L’étrange quête d’acheter un CD en ligne en 2025

Les années 1990 de Tangerine Dream sont un peu, disons, controversées. La technologie se développant, le groupe rompt avec ses racines expérimentales (Phaedra, Ricochet, Rubycon, Tangram, Stratosfear, Hyperborea…) pour embrasser les nouveaux sons qui deviennent disponibles notamment à travers la synthèse FM et le sampling, mais le résultat convainc assez peu les fans de la première heure. Melrose, Goblins’ Club font hausser des sourcils dubitatifs ; mais, pour être entièrement juste, ils ne sont pas les seuls à peiner à prendre ce virage – la quasi-totalité des grands pionniers de l’électronique se perd aussi à cette période1. Apple Music fait même apparaître un trou curieusement suspect sur cette période, omettant un paquet d’albums pour un groupe qui a pourtant plus de cent sorties studio :

(Ils auraient aussi pu s’abstenir de laisser Tyger, mais ça reste un album historique, pas forcément pour de bonnes raisons.)

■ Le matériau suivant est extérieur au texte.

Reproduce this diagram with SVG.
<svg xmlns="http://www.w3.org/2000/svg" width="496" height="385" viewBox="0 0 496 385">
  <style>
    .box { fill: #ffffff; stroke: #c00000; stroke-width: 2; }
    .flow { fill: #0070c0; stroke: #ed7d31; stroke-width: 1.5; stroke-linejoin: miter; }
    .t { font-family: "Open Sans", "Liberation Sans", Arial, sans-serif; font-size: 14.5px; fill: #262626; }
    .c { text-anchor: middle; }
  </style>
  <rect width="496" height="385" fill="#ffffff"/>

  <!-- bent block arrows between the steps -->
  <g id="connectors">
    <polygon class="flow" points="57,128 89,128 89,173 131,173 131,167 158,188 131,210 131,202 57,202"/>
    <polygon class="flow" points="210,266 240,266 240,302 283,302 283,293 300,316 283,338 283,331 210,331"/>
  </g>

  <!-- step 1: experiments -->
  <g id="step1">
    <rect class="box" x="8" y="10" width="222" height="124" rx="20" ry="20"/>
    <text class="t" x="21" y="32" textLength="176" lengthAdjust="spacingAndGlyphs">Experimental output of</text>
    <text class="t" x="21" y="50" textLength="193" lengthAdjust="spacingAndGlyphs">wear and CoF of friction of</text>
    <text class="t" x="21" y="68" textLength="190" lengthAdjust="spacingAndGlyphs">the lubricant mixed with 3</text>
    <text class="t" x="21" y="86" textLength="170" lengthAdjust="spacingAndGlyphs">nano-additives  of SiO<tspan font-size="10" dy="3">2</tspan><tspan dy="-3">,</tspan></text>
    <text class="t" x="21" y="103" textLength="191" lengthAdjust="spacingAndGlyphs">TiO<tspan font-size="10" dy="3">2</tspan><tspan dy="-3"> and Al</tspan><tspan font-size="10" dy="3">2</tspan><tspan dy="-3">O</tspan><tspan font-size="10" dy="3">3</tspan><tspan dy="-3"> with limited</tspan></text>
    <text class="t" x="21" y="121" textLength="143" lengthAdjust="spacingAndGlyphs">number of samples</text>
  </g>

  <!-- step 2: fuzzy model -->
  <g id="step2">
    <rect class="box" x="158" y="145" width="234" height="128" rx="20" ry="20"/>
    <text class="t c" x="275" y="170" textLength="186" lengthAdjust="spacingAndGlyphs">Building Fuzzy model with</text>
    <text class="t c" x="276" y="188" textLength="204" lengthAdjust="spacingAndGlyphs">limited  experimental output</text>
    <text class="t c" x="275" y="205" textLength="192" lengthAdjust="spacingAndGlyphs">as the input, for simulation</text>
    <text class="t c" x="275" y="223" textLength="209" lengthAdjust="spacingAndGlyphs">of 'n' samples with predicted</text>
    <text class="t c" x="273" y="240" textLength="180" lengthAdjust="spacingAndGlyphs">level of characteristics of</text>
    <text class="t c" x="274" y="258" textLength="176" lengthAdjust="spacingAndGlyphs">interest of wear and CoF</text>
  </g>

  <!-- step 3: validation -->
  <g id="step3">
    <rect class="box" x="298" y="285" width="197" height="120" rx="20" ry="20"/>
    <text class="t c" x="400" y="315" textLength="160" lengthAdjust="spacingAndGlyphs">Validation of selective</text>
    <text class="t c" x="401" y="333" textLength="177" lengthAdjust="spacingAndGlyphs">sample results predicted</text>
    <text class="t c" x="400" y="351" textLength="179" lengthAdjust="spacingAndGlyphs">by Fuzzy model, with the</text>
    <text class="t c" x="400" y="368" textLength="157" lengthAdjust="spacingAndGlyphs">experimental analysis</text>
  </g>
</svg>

J’ai une copie d’époque de Goblins’ Club numérisée depuis belle lurette, que je me remets parfois pour la nostalgie (même si ça n’a pas bien vieilli non plus) et, me baladant au hasard, je découvre une chronique de l’album mentionnant que le meilleur de cette période un peu difficile serait Mars Polaris. Tiens donc ! Je ne le connais pas (en même temps, à moins d’être un fan très hardcore, c’est difficile de tout connaître de TD, et pour ma part, je suis bien plus Virgin Years), mais qu’à cela ne tienne, on est en 2025, ça se trouve, hein ?

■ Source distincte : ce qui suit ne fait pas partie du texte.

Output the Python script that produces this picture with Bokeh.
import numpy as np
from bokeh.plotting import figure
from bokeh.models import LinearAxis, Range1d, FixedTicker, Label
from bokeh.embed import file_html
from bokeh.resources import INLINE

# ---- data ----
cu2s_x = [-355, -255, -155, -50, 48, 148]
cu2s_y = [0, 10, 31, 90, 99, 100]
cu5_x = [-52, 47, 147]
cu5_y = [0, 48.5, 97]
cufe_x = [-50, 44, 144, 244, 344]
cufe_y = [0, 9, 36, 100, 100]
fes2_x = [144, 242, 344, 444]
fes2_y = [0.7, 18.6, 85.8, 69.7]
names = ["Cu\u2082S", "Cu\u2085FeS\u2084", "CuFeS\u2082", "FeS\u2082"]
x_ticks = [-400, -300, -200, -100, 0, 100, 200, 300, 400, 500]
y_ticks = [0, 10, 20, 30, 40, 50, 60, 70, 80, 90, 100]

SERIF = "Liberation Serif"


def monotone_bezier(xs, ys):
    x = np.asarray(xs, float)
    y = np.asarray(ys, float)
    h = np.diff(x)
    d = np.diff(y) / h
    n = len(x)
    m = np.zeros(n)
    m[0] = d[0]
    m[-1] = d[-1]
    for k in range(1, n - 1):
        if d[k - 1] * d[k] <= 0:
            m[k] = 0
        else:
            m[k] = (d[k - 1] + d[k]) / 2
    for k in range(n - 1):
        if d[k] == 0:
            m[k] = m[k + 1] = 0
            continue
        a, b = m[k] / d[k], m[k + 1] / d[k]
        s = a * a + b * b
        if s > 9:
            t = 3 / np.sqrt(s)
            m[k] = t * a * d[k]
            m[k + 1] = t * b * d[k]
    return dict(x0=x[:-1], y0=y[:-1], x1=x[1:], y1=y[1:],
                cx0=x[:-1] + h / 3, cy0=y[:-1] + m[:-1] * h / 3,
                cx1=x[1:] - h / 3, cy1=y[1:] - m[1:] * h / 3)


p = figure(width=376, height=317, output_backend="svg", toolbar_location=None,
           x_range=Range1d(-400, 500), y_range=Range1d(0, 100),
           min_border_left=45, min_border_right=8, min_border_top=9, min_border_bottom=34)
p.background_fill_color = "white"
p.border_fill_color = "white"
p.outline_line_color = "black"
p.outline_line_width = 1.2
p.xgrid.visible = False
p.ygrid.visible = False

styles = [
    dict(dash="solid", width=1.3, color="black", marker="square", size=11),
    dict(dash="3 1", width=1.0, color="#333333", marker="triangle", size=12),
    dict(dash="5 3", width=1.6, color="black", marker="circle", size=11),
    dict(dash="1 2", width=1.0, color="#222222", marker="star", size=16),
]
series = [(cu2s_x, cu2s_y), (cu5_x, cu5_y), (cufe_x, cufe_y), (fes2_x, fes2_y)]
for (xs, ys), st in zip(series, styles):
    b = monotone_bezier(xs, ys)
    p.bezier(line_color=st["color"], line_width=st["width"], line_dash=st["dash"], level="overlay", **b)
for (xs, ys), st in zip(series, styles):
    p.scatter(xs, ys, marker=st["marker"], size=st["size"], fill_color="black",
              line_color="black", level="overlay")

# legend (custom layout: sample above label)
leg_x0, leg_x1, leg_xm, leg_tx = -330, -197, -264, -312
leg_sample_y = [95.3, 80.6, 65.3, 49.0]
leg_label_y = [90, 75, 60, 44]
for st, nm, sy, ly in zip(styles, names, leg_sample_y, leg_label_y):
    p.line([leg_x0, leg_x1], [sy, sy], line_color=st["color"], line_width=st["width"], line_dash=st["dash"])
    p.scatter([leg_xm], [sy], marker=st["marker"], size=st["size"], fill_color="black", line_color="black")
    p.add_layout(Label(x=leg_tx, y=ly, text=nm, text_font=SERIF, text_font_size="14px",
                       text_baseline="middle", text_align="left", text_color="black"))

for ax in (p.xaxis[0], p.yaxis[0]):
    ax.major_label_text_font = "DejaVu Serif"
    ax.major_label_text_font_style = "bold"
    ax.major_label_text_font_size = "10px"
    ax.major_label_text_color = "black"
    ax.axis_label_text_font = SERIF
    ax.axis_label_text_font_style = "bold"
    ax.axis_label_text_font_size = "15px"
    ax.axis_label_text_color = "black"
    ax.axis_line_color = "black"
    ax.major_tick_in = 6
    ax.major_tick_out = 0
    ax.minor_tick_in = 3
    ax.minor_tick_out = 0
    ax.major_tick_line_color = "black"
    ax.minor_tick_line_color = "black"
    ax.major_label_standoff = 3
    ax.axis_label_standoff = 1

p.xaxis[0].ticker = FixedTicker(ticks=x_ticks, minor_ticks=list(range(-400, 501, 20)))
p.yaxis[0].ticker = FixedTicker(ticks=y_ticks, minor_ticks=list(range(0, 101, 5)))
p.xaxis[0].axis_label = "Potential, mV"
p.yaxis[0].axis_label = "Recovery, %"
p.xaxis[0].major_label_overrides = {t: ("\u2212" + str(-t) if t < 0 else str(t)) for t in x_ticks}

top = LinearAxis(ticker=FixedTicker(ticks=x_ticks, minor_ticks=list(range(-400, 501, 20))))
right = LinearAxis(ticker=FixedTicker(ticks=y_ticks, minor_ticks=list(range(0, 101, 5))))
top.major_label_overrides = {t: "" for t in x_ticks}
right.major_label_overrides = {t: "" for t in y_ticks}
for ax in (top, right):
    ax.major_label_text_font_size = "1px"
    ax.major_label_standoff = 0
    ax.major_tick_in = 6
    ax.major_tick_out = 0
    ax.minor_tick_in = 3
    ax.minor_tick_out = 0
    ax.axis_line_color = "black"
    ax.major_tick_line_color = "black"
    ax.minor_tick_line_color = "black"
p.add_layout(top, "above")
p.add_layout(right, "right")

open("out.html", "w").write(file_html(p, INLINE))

Eh bien : étonnamment pas. Absent des services de streaming, donc2. Pas grave, ça s’achète : activons l’option pour le magasin iTunes et… non plus. Amazon mp3 ? Qobuz ? Rien. Il y a une playlist sur YouTube, constituée de bric et de broc, et même une vidéo complète, mais ça n’est pas une vraie sortie, hein ?

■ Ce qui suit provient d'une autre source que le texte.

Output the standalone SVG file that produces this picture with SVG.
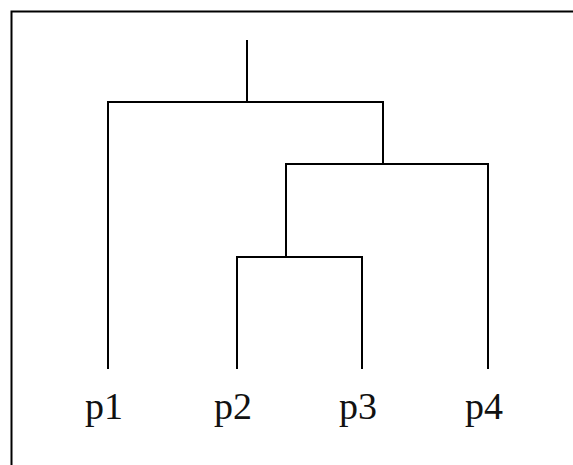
<svg xmlns="http://www.w3.org/2000/svg" width="573" height="465" viewBox="0 0 573 465">
  <style>
    .frame { fill: none; stroke: #000; stroke-width: 2; }
    .link { fill: none; stroke: #000; stroke-width: 2; stroke-linejoin: miter; stroke-linecap: square; }
    .label { font-family: "Liberation Serif", "Times New Roman", serif; font-size: 38px; fill: #111; text-anchor: middle; }
  </style>
  <rect width="573" height="465" fill="#fff"/>
  <!-- frame: only the top and left edges fall inside the canvas -->
  <path class="frame" d="M11.5 466 V11.5 H574"/>

  <g id="connectors">
    <!-- root stem -->
    <path class="link" d="M247 41 V102"/>
    <!-- root merge: p1 with {p2,p3,p4} -->
    <path class="link" d="M108 368 V102 H383 V164"/>
    <!-- merge {p2,p3} with p4 -->
    <path class="link" d="M286 257 V164 H488 V368"/>
    <!-- merge p2 with p3 -->
    <path class="link" d="M237 368 V257 H362 V368"/>
  </g>

  <g id="p1"><text class="label" x="104" y="419">p1</text></g>
  <g id="p2"><text class="label" x="233" y="419">p2</text></g>
  <g id="p3"><text class="label" x="358" y="419">p3</text></g>
  <g id="p4"><text class="label" x="484" y="419">p4</text></g>
</svg>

Il se trouve que l’album n’existe pas, officiellement du moins, sous forme numérique, ce qui pose toujours la question de l’archivage et de la disparition des supports. La seule manière d’en trouver une « vraie » version a été de dégoter le CD sur eBay, et c’est rigolo d’acheter un CD sur eBay en 2025, comme si j’avais encore mon modem Netissimo raie manta pour discuter sur ICQ.

L’engin est bien arrivé à Melbourne un mois plus tard. Et tenir une galette neuve entre mes mains, pour aller la classer dans ma colonne de CD physiques, n’est plus un acte que je fais très souvent, disons.

Surtout que la première chose que j’aie faite est de l’archiver en ALAC avec le lecteur externe planqué dans un coin de mon bureau derrière un plateau à fournitures de bureau qui ne sert plus qu’à la numérisation. (L’app Musique fait ça très bien ; le modèle que j’emploie est un lecteur de Blu-Ray Asus BW-16D1H-U PRO qui fonctionne avec macOS.)

Mars Polaris vit dans mes entrailles numériques.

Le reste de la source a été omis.